_What you have to do:_ In the records below, find the line that contains "Generate a Python" and the line that contains "35.00, 35.22, 35.33, 35.26, 35.29]"; write out exactly those two lines and everything between them, without the pictures.

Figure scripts
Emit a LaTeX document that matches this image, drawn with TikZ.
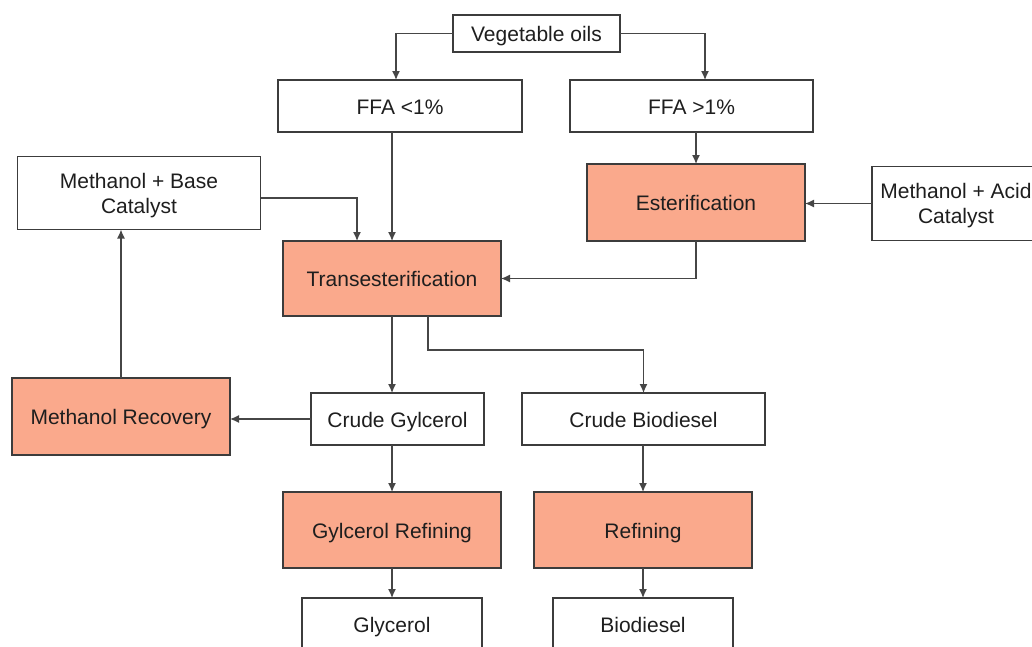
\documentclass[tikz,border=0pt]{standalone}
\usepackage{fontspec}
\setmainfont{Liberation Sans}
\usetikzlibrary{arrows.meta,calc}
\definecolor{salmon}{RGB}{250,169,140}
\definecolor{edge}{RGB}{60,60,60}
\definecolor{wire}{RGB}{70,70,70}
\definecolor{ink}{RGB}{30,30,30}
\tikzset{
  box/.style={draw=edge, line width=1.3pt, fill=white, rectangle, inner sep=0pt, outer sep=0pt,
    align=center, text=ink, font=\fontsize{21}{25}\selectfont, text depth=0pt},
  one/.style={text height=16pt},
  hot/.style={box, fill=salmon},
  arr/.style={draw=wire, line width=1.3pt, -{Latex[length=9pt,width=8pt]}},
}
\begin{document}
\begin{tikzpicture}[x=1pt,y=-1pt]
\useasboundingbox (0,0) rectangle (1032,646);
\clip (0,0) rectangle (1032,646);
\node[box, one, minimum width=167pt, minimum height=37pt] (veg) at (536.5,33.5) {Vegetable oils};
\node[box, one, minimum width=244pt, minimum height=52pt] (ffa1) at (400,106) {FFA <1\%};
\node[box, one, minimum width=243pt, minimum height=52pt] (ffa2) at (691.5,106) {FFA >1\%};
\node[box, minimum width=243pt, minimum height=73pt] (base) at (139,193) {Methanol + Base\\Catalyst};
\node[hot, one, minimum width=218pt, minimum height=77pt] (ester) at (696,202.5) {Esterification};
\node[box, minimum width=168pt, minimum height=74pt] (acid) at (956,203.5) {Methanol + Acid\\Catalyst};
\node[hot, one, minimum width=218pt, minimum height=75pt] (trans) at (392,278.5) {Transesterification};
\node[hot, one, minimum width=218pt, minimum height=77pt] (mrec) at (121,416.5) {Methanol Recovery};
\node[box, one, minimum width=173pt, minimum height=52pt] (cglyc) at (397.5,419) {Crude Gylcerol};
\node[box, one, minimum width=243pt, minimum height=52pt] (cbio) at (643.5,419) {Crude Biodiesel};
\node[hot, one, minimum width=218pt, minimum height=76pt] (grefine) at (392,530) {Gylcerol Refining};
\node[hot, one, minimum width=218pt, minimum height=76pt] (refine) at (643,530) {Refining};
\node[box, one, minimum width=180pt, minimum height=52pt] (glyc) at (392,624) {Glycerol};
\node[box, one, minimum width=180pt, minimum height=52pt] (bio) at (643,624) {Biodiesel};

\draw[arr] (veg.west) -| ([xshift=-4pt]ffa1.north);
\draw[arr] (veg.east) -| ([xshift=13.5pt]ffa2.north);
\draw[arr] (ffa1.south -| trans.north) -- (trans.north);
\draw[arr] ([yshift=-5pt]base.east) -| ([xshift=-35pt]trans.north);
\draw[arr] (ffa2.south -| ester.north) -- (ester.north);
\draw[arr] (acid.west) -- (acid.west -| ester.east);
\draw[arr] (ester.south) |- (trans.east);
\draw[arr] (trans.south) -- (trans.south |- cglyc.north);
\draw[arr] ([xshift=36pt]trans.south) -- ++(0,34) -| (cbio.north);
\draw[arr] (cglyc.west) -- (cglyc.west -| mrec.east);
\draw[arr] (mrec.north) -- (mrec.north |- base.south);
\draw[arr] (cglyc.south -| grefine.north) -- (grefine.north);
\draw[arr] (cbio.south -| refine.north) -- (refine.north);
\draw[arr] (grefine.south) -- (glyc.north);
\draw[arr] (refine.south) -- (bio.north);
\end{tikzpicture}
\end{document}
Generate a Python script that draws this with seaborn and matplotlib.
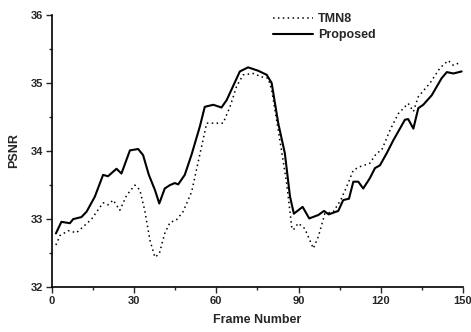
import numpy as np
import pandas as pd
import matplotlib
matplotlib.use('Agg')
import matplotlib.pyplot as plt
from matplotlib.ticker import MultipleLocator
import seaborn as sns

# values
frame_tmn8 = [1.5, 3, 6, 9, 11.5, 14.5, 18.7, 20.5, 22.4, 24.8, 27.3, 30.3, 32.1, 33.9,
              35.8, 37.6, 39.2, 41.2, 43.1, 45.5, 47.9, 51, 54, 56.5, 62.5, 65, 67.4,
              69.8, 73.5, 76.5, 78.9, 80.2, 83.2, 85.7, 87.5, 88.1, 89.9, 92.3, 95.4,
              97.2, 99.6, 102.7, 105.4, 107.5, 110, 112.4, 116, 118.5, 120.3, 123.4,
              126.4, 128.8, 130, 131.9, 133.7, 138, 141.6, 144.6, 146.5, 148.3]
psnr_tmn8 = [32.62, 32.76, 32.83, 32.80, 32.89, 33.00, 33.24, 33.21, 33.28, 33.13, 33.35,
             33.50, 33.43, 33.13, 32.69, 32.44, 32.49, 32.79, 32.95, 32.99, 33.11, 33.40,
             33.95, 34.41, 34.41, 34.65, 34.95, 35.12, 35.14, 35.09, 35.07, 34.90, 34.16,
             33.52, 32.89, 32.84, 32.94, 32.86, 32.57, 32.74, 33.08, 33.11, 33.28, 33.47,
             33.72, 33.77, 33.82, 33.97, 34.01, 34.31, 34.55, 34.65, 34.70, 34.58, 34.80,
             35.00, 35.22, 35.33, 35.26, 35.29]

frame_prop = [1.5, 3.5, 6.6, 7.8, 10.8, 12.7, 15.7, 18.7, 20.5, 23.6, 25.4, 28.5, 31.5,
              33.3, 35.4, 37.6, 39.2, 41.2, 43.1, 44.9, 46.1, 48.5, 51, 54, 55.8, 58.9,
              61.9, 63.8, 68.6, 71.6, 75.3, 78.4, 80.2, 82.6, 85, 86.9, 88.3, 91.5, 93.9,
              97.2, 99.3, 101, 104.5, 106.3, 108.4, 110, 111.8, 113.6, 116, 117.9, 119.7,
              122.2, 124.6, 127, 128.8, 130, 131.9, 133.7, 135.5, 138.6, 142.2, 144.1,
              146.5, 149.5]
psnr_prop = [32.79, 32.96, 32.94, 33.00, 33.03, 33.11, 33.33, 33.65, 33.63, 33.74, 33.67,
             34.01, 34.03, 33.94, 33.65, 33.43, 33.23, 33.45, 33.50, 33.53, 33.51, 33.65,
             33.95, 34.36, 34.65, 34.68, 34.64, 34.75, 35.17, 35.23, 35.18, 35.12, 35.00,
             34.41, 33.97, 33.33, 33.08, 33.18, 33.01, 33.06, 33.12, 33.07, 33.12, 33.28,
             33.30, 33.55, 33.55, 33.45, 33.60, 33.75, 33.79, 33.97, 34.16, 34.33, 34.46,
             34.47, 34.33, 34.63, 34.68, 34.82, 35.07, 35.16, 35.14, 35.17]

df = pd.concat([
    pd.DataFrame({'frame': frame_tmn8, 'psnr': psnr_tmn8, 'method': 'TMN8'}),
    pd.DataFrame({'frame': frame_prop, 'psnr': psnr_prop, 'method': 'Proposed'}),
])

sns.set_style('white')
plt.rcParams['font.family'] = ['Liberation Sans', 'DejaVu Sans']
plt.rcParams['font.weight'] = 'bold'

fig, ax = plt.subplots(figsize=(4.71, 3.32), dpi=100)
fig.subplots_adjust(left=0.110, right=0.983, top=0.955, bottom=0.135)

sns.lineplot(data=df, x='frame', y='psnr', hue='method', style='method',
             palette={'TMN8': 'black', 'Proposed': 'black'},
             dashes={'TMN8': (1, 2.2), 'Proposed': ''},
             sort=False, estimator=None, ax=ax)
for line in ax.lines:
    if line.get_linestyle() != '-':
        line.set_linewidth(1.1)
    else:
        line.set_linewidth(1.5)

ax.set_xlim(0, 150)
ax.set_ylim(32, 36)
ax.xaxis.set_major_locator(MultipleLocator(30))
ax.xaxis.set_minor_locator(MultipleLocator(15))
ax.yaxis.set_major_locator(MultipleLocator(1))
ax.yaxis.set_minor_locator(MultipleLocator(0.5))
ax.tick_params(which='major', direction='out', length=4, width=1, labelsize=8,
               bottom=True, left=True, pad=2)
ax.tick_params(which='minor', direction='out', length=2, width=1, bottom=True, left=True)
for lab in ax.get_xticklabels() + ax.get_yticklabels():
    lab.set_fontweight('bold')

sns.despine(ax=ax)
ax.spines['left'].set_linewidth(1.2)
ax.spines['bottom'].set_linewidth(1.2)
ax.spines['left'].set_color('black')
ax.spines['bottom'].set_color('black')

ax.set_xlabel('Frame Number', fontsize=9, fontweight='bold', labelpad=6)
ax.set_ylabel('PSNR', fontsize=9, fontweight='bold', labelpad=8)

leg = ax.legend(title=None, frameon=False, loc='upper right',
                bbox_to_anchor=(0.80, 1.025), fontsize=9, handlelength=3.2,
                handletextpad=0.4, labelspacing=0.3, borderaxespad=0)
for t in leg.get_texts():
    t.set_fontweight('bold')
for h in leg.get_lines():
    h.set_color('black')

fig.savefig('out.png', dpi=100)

_Result:_
Generate a Python script that draws this with seaborn and matplotlib.
import numpy as np
import pandas as pd
import matplotlib
matplotlib.use('Agg')
import matplotlib.pyplot as plt
from matplotlib.ticker import MultipleLocator
import seaborn as sns

# values
frame_tmn8 = [1.5, 3, 6, 9, 11.5, 14.5, 18.7, 20.5, 22.4, 24.8, 27.3, 30.3, 32.1, 33.9,
              35.8, 37.6, 39.2, 41.2, 43.1, 45.5, 47.9, 51, 54, 56.5, 62.5, 65, 67.4,
              69.8, 73.5, 76.5, 78.9, 80.2, 83.2, 85.7, 87.5, 88.1, 89.9, 92.3, 95.4,
              97.2, 99.6, 102.7, 105.4, 107.5, 110, 112.4, 116, 118.5, 120.3, 123.4,
              126.4, 128.8, 130, 131.9, 133.7, 138, 141.6, 144.6, 146.5, 148.3]
psnr_tmn8 = [32.62, 32.76, 32.83, 32.80, 32.89, 33.00, 33.24, 33.21, 33.28, 33.13, 33.35,
             33.50, 33.43, 33.13, 32.69, 32.44, 32.49, 32.79, 32.95, 32.99, 33.11, 33.40,
             33.95, 34.41, 34.41, 34.65, 34.95, 35.12, 35.14, 35.09, 35.07, 34.90, 34.16,
             33.52, 32.89, 32.84, 32.94, 32.86, 32.57, 32.74, 33.08, 33.11, 33.28, 33.47,
             33.72, 33.77, 33.82, 33.97, 34.01, 34.31, 34.55, 34.65, 34.70, 34.58, 34.80,
             35.00, 35.22, 35.33, 35.26, 35.29]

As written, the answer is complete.